Stainless steel producers cut output amid weak demand

29th November 2022

The global stainless steel sector is currently characterised by deteriorating market sentiment, elevated distributor inventory levels, and inflationary pressures reducing the spending power of consumers.  

Many major steelmakers expect challenging market conditions in the fourth quarter. Consequently, MEPS has lowered its stainless steel production forecast, for 2022, to 56.5 million tonnes. The total outturn is projected to rebound to 60 million tonnes in 2023.  

Worldstainless, the body representing the global stainless steel industry, expects consumption to recover, next year. However, energy costs, developments in the war in Ukraine, and measures adopted by governments to combat inflation provide substantial risks to the forecast. 

Major European stainless steel mills began reducing their output in the middle of 2022, as energy costs soared. That trend is expected to continue, in the final three months of this year. Demand from local distributors is weak.  

At the onset of the war in Ukraine, supply concerns caused stockists to place large orders. Their inventories are now inflated. Moreover, end-user consumption is falling.

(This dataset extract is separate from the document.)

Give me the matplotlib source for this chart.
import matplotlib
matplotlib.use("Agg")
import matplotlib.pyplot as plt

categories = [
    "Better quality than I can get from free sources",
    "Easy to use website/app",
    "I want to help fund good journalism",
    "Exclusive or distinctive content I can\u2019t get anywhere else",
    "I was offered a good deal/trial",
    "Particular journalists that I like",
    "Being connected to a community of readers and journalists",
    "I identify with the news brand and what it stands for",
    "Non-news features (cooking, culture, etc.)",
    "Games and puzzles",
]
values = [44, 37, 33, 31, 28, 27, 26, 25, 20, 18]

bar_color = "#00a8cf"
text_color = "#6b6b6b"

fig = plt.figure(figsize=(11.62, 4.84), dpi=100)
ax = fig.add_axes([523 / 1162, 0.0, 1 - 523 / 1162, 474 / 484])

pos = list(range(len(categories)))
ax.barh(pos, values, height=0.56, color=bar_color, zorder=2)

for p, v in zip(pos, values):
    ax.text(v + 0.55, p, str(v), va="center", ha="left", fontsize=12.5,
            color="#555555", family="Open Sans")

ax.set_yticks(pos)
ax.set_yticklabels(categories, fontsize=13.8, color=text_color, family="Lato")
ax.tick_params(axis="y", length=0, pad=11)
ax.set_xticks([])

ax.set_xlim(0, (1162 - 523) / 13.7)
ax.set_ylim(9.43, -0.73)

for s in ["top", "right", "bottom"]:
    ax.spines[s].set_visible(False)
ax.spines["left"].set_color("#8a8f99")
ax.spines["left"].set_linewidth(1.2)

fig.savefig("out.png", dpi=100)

The Eurozone purchasing managers’ indices, for the manufacturing and construction sectors, are currently below 50. The figures indicate that activity in those segments is dropping.  

European producers are still contending with raised power expenditure. Attempts by regional flat product mills to introduce energy surcharges, to recoup those costs, are being rejected by local buyers. Consequently, domestic steelmakers are reducing their output to avoid unprofitable sales.  

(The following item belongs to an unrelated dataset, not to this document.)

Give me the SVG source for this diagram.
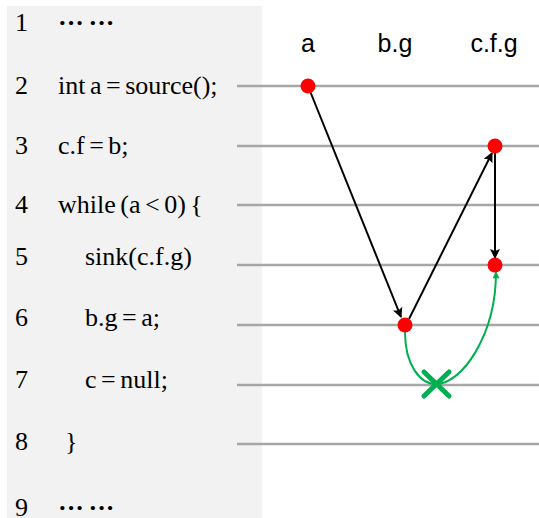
<svg xmlns="http://www.w3.org/2000/svg" width="539" height="518" viewBox="0 0 539 518">
<style>
.code{font-family:"Liberation Serif","Times New Roman",serif;font-size:26px;fill:#000;word-spacing:-2px}
.lbl{font-family:"Liberation Sans",Arial,sans-serif;font-size:25px;fill:#000}
.row{stroke:#a6a6a6;stroke-width:2.5}
.blk{stroke:#000;stroke-width:2;fill:none}
.grn{stroke:#00b050;stroke-width:2;fill:none}
.dot{fill:#ff0000}
</style>
<defs>
<marker id="ab" viewBox="0 0 10 10" refX="9" refY="5" markerWidth="11" markerHeight="10" orient="auto" markerUnits="userSpaceOnUse">
<path d="M0,0 L10,5 L0,10 L2,5 z" fill="#000"/>
</marker>
<marker id="ag" viewBox="0 0 10 10" refX="9" refY="5" markerWidth="8" markerHeight="7" orient="auto" markerUnits="userSpaceOnUse">
<path d="M0,0 L10,5 L0,10 z" fill="#00b050"/>
</marker>
</defs>
<rect x="7" y="6" width="255" height="512" fill="#f2f2f2"/>
<g id="code">
<text class="code" x="15" y="31">1</text><text class="code" x="58" y="31" font-weight="bold">··· ···</text>
<text class="code" x="15" y="94">2</text><text class="code" x="58" y="94">int a = source();</text>
<text class="code" x="15" y="154">3</text><text class="code" x="58" y="154">c.f = b;</text>
<text class="code" x="15" y="213">4</text><text class="code" x="58" y="213">while (a &lt; 0) {</text>
<text class="code" x="15" y="265">5</text><text class="code" x="85" y="265">sink(c.f.g)</text>
<text class="code" x="15" y="326">6</text><text class="code" x="85" y="326">b.g = a;</text>
<text class="code" x="15" y="388">7</text><text class="code" x="85" y="388">c = null;</text>
<text class="code" x="15" y="450">8</text><text class="code" x="65" y="450">}</text>
<text class="code" x="15" y="516">9</text><text class="code" x="58" y="516" font-weight="bold">··· ···</text>
</g>
<g id="rows">
<line class="row" x1="237" y1="86" x2="539" y2="86"/>
<line class="row" x1="237" y1="146" x2="539" y2="146"/>
<line class="row" x1="237" y1="205" x2="539" y2="205"/>
<line class="row" x1="237" y1="265" x2="539" y2="265"/>
<line class="row" x1="237" y1="325" x2="539" y2="325"/>
<line class="row" x1="237" y1="385" x2="539" y2="385"/>
<line class="row" x1="237" y1="444" x2="539" y2="444"/>
</g>
<g id="labels">
<text class="lbl" x="308" y="52" text-anchor="middle">a</text>
<text class="lbl" x="395" y="52" text-anchor="middle">b.g</text>
<text class="lbl" x="494" y="52" text-anchor="middle">c.f.g</text>
</g>
<g id="connectors">
<line class="blk" x1="310" y1="91" x2="401" y2="317" marker-end="url(#ab)"/>
<line class="blk" x1="409" y1="319" x2="492" y2="153" marker-end="url(#ab)"/>
<line class="blk" x1="495" y1="152" x2="495" y2="258" marker-end="url(#ab)"/>
<path class="grn" d="M405,332 C405,365 420,384 436,384 C462,384 496,335 496,272" marker-end="url(#ag)"/>
</g>
<g id="n-a"><circle class="dot" cx="308" cy="86" r="7.5"/></g>
<g id="n-cfg1"><circle class="dot" cx="495" cy="146" r="7.5"/></g>
<g id="n-cfg2"><circle class="dot" cx="495" cy="265" r="7.5"/></g>
<g id="n-bg"><circle class="dot" cx="405" cy="325" r="7.5"/></g>
<g id="cross">
<path d="M424,372 L449,396 M449,372 L424,396" stroke="#00b050" stroke-width="5" stroke-linecap="round"/>
</g>
</svg>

US market participants are adopting more positive economic outlooks than their counterparts in Europe. Nevertheless, underlying domestic steel demand is falling. Availability of material is good. Output in the fourth quarter is expected to decline, so that production meets the current market demand. 

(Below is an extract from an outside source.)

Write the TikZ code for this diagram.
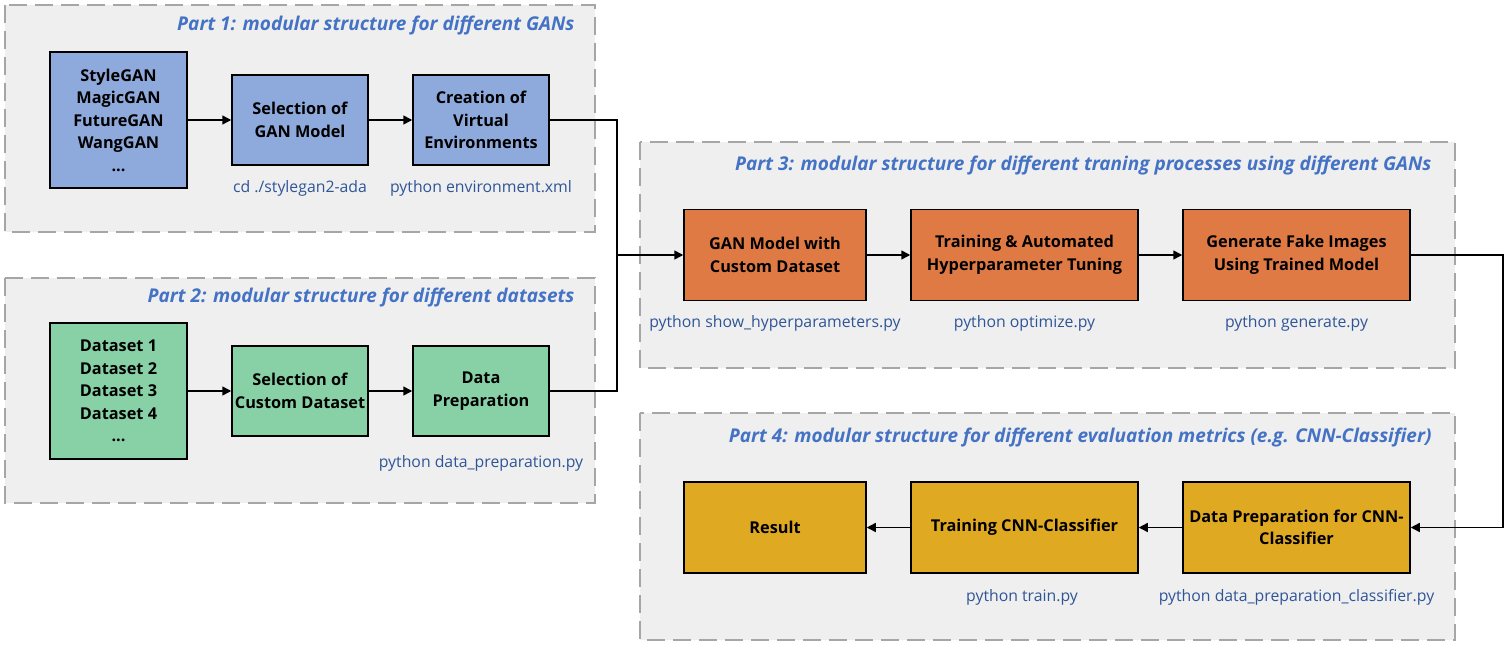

Chinese steelmaking is forecast to fall, in the second half of the year. Covid-19 lockdowns are supressing domestic manufacturing activity. Expectations that domestic steel consumption would increase after the Golden Week holidays proved to be unfounded. Furthermore, despite recently announced fiscal measures to support the Chinese property sector, underlying demand is weak. As a result, melting activity is forecast to decline, in the fourth quarter. 

In South Korea, the estimated melting figures for the July/September period fell, quarter-on quarter, due to weather-related damage to POSCO’s steelmaking plants. Despite plans to rapidly bring those facilities back online, South Korean production is unlikely to recover significantly, in the final three months of this year.  

Taiwanese melting activity is being weighed down by high domestic stockholder inventories and poor end-user demand. In contrast, Japanese output is expected to remain relatively stable. Mills in that country are reporting steady consumption by local customers and are likely to maintain their current output. 

Indonesian steelmaking is estimated to have slipped in the July/September period, quarter-on-quarter. Market participants report shortages of nickel pig iron – a key raw material for stainless steel production in that country. Furthermore, demand in Southeast Asia is muted.